That’s right. I’m on my first diet and it’s the Primal Diet challenge with co-blogger Dan (who’s doing way better than I am). This is sometimes referred to as the Paleo Diet, Paleolithic and the NO CEREAL EVER diet.
The question I’ve been getting when I mention to anyone who will listen that I’m trying out the Primal Diet is, “Why? You don’t look like you need to go on a diet?”, to which I say, “Don’t I???”, while looking deep into their souls. So yeah, the Primal Diet to me is mainly about a) changing some bad eating habits, and b) losing the gut that has slowly been moving into my house one fatty deposit at a time.
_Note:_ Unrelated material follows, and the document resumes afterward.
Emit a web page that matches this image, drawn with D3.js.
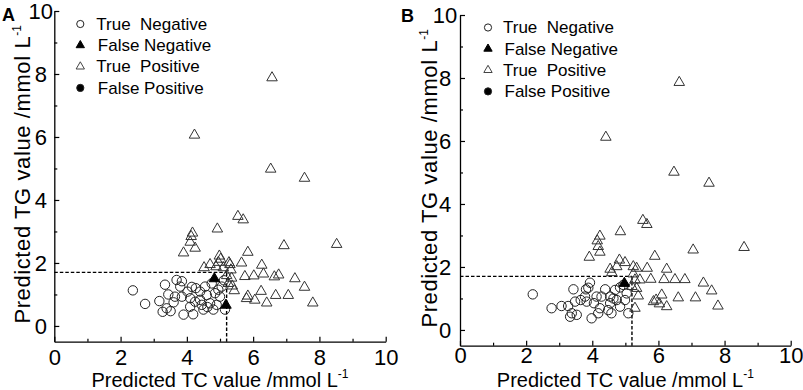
<!DOCTYPE html>
<html>
<head>
<meta charset="utf-8">
<script src="https://cdn.jsdelivr.net/npm/d3@7"></script>
<style>
  body { margin: 0; background: #fff; }
  svg { display: block; font-family: "Liberation Sans", Arial, sans-serif; }
</style>
</head>
<body>
<svg id="chart" width="803" height="390"></svg>
<script>
// axis ticks + thresholds
const xTicks = [0, 2, 4, 6, 8, 10];
const yTicks = [0, 2, 4, 6, 8, 10];
const minorTicks = [1, 3, 5, 7, 9];
const cutTC = 5.2;
const cutTG = 1.7;
const legendLabels = ["True  Negative", "False Negative", "True  Positive", "False Positive"];
const panelLabels = ["A", "B"];

// panel A data [TC, TG]
const tnA = [[2.37,1.13],[2.74,0.70],[3.17,0.79],[3.34,1.31],[3.44,1.0],[3.39,0.56],[3.27,0.45],[3.51,0.47],
  [3.69,1.46],[3.85,1.42],[3.80,1.25],[3.64,0.93],[3.85,0.93],[3.90,0.36],[4.02,1.09],[4.15,1.24],[4.10,0.88],
  [4.25,0.77],[4.10,0.61],[4.27,1.20],[4.40,1.09],[4.40,0.83],[4.45,0.67],[4.50,0.52],[4.60,0.98],[4.70,0.72],
  [4.55,1.25],[4.75,1.35],[4.85,1.04],[4.90,0.67],[4.80,0.52],[5.00,0.93],[5.05,1.25],[5.12,1.45],[5.15,0.52],
  [4.19,0.37],[4.62,0.60],[3.60,0.75],[4.95,1.15]];
const fnA = [[4.83,1.50],[5.18,0.66]];
const tpA = [[6.57,7.88],[4.23,6.06],[6.53,4.98],[7.55,4.69],[8.52,2.59],[6.93,2.55],[5.54,3.48],[5.70,3.37],
  [4.92,3.08],[4.17,2.95],[4.13,2.84],[4.10,2.66],[4.25,2.47],[3.90,2.32],[5.84,2.34],[4.98,2.22],[5.02,2.12],
  [4.95,2.02],[5.27,2.01],[5.65,2.00],[6.26,1.93],[4.70,1.95],[4.52,1.85],[5.33,1.78],[5.20,1.60],[5.35,1.52],
  [5.75,1.57],[6.02,1.59],[6.31,1.65],[6.64,1.56],[6.77,1.62],[7.26,1.50],[7.55,1.23],[5.37,1.27],[5.43,1.12],
  [6.24,1.10],[5.84,0.95],[5.80,0.87],[6.05,0.82],[6.41,0.73],[6.68,0.97],[7.06,0.97],[7.80,0.73],[5.10,1.85],
  [5.30,1.95],[4.88,1.88],[5.25,1.35]];
const fpA = [];

// panel B data [TC, TG]
const tnB = [[2.20,1.13],[2.77,0.69],[3.07,0.76],[3.27,0.76],[3.43,1.29],[3.48,0.90],[3.38,0.53],[3.53,0.48],
  [3.33,0.42],[3.81,1.29],[3.93,1.50],[3.88,1.34],[3.78,1.06],[3.83,0.90],[3.98,0.37],[4.13,1.06],[4.23,0.69],
  [4.18,0.53],[4.28,1.06],[4.39,1.29],[4.54,1.06],[4.54,0.85],[4.48,0.63],[4.58,0.53],[4.74,0.95],[4.84,0.74],
  [4.69,1.27],[4.84,1.35],[4.99,0.95],[5.04,1.16],[5.09,0.53],[4.94,1.43],[4.64,1.0],[4.05,0.85],[3.65,0.95]];
const fnB = [[4.97,1.48]];
const tpB = [[6.63,7.86],[4.41,6.12],[6.47,5.01],[7.53,4.66],[8.59,2.62],[7.05,2.54],[5.53,3.48],[5.65,3.35],
  [4.85,3.12],[4.23,2.98],[4.15,2.83],[4.18,2.65],[4.23,2.47],[3.91,2.31],[5.89,2.34],[4.82,2.22],[4.54,1.93],
  [4.74,2.01],[4.99,2.14],[5.24,2.01],[5.34,1.96],[5.66,1.96],[6.25,1.93],[4.59,1.82],[5.24,1.78],[5.29,1.59],
  [5.77,1.61],[6.17,1.60],[6.50,1.60],[6.80,1.60],[7.36,1.49],[7.61,1.24],[7.80,0.76],[7.12,1.02],[6.60,1.02],
  [6.25,0.74],[6.10,1.11],[5.85,0.90],[5.93,0.95],[6.03,0.83],[5.39,1.08],[5.29,0.69],[5.34,1.32],[5.44,1.59],
  [5.20,1.38]];
const fpB = [];

const panels = [
  { label: panelLabels[0], tn: tnA, fn: fnA, tp: tpA, fp: fpA,
    left: 54.3, right: 385.7, top: 11, bottom: 341.7, xPad: 7.5, yLabX: -13.5,
    labelX: 2, labelY: 21, xTitleY: 45, yTitleX: -24, legX: 26, legY: 13, legTextX: 42 },
  { label: panelLabels[1], tn: tnB, fn: fnB, tp: tpB, fp: fpB,
    left: 460, right: 790.7, top: 15, bottom: 345.7, xPad: 2, yLabX: -15,
    labelX: 401, labelY: 22, xTitleY: 41.5, yTitleX: -23, legX: 28, legY: 12.5, legTextX: 43 }
];

const svg = d3.select("#chart");
svg.append("rect").attr("width", 803).attr("height", 390).attr("fill", "#fff");

const tri = d3.symbol().type(d3.symbolTriangle);

function addTitle(sel, main) {
  sel.append("tspan").text(main);
  sel.append("tspan").attr("font-size", 12).attr("dy", -9).attr("letter-spacing", 0).text("-1");
}

panels.forEach(p => {
  const x = d3.scaleLinear().domain([0, 10]).range([p.left, p.right]);
  const y = d3.scaleLinear().domain([-0.5, 10]).range([p.bottom, p.top]);

  // axes, ticks inside
  const xAxis = svg.append("g").attr("transform", `translate(0,${p.bottom})`)
    .call(d3.axisBottom(x).tickValues(xTicks).tickSizeInner(-5).tickSizeOuter(0).tickPadding(p.xPad));
  svg.append("g").attr("transform", `translate(0,${p.bottom})`)
    .call(d3.axisBottom(x).tickValues(minorTicks).tickSizeInner(-3).tickSizeOuter(0).tickFormat(""))
    .call(g => g.select(".domain").remove());
  const yAxis = svg.append("g").attr("transform", `translate(${p.left},0)`)
    .call(d3.axisLeft(y).tickValues(yTicks).tickSizeInner(-5).tickSizeOuter(0));
  svg.append("g").attr("transform", `translate(${p.left},0)`)
    .call(d3.axisLeft(y).tickValues(minorTicks).tickSizeInner(-3).tickSizeOuter(0).tickFormat(""))
    .call(g => g.select(".domain").remove());

  svg.selectAll(".domain").attr("stroke", "#000").attr("stroke-width", 1.3);
  svg.selectAll(".tick line").attr("stroke", "#000").attr("stroke-width", 1.2);
  xAxis.selectAll("text").attr("font-size", 22).attr("fill", "#000")
    .attr("font-family", "Liberation Sans, Arial, sans-serif");
  yAxis.selectAll("text").attr("font-size", 22).attr("fill", "#000")
    .attr("font-family", "Liberation Sans, Arial, sans-serif")
    .attr("text-anchor", "middle").attr("x", p.yLabX).attr("dy", "0.36em");

  // axis titles
  addTitle(svg.append("text")
    .attr("x", (p.left + p.right) / 2).attr("y", p.bottom + p.xTitleY)
    .attr("text-anchor", "middle").attr("font-size", 20), "Predicted TC value /mmol L");
  addTitle(svg.append("text")
    .attr("transform", `translate(${p.left + p.yTitleX},${(p.top + p.bottom) / 2 - 2}) rotate(-90)`)
    .attr("text-anchor", "middle").attr("font-size", 22).attr("letter-spacing", 0.6),
    "Predicted TG value /mmol L");

  // panel letter
  svg.append("text").attr("x", p.labelX).attr("y", p.labelY)
    .attr("font-size", 18).attr("font-weight", "bold").text(p.label);

  // cutoff dashed lines
  svg.append("path")
    .attr("d", `M${x(0)},${y(cutTG)}H${x(cutTC)}M${x(cutTC)},${y(cutTG)}V${y(-0.5)}`)
    .attr("fill", "none").attr("stroke", "#000").attr("stroke-width", 1.4)
    .attr("stroke-dasharray", "3.5,2");

  // points
  svg.append("g").selectAll("circle").data(p.tn).join("circle")
    .attr("cx", d => x(d[0])).attr("cy", d => y(d[1])).attr("r", 4.7)
    .attr("fill", "none").attr("stroke", "#222").attr("stroke-width", 1);
  svg.append("g").selectAll("path").data(p.tp).join("path")
    .attr("d", tri.size(48)())
    .attr("transform", d => `translate(${x(d[0])},${y(d[1])})`)
    .attr("fill", "none").attr("stroke", "#333").attr("stroke-width", 1);
  svg.append("g").selectAll("circle").data(p.fp).join("circle")
    .attr("cx", d => x(d[0])).attr("cy", d => y(d[1])).attr("r", 4.7).attr("fill", "#000");
  svg.append("g").selectAll("path").data(p.fn).join("path")
    .attr("d", tri.size(48)())
    .attr("transform", d => `translate(${x(d[0])},${y(d[1])})`)
    .attr("fill", "#000").attr("stroke", "#000");

  // legend
  const leg = svg.append("g").attr("transform", `translate(${p.left},${p.top})`);
  const rowH = 21.3;
  legendLabels.forEach((lab, i) => {
    const cy = p.legY + i * rowH;
    if (i === 0 || i === 3) {
      leg.append("circle").attr("cx", p.legX).attr("cy", cy).attr("r", 3.6)
        .attr("fill", i === 3 ? "#000" : "none").attr("stroke", "#222").attr("stroke-width", 1);
    } else {
      leg.append("path").attr("d", tri.size(30)())
        .attr("transform", `translate(${p.legX},${cy})`)
        .attr("fill", i === 1 ? "#000" : "none").attr("stroke", i === 1 ? "#000" : "#444").attr("stroke-width", 1);
    }
    leg.append("text").attr("x", p.legTextX + (i % 2 ? 1.5 : 0)).attr("y", cy + 5.8)
      .attr("font-size", 17).style("white-space", "pre").text(lab);
  });
});
</script>
</body>
</html>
Yep. And it hasn’t contributed one dime to rent.
Now it’s only been 3 days and this challenge is tougher than quitting smoking was. From Day 1, I realized that I was addicted to cereal. Cereal is not primal and worse, it’s full of sugars which are often hidden. In fact, I still have a cereal problem and have taken some steps in admitting that to myself while looking back at all of the people I’ve hurt with this terrible, terrible addiction. Just one more bowl of Shreddies….please!
But no. Onward we push towards purity of soul and mostly Primal/Paleo recipes!
All this to say that I royally fucked up the first three days and basically lived on cereal and lattes (milk is also a no-no in paleo-land). However, I did have half a piece of BBQ salmon with my pizza last night, so all was not lost. Plus I still exercise regularly, just that I’ll be changing up that routine to focus more on gut-toning.
Anyway. Here’s my weigh in from the beginning of the week: 160lbs and 36 inches around my waist. In fact, for the remainder of the challenge, we’ll focus on the waistline and not the weight. At 5’11”, 160 isn’t bad at all. The extra weight just needs a little guidance.
So here you go: We prepared organic local home grown sausage with steamed asparagus and raw vegetables (tomato, celery, and zucchini), sprinkled with fresh black pepper. Did I do it right this time?
Oh yeah: There’s some debate about sausages and how they fit into the primal world because they may be loaded with bread crumbs or cereals as filler. Your number #1 rule would be to read the ingredients carefully and then decide for yourself.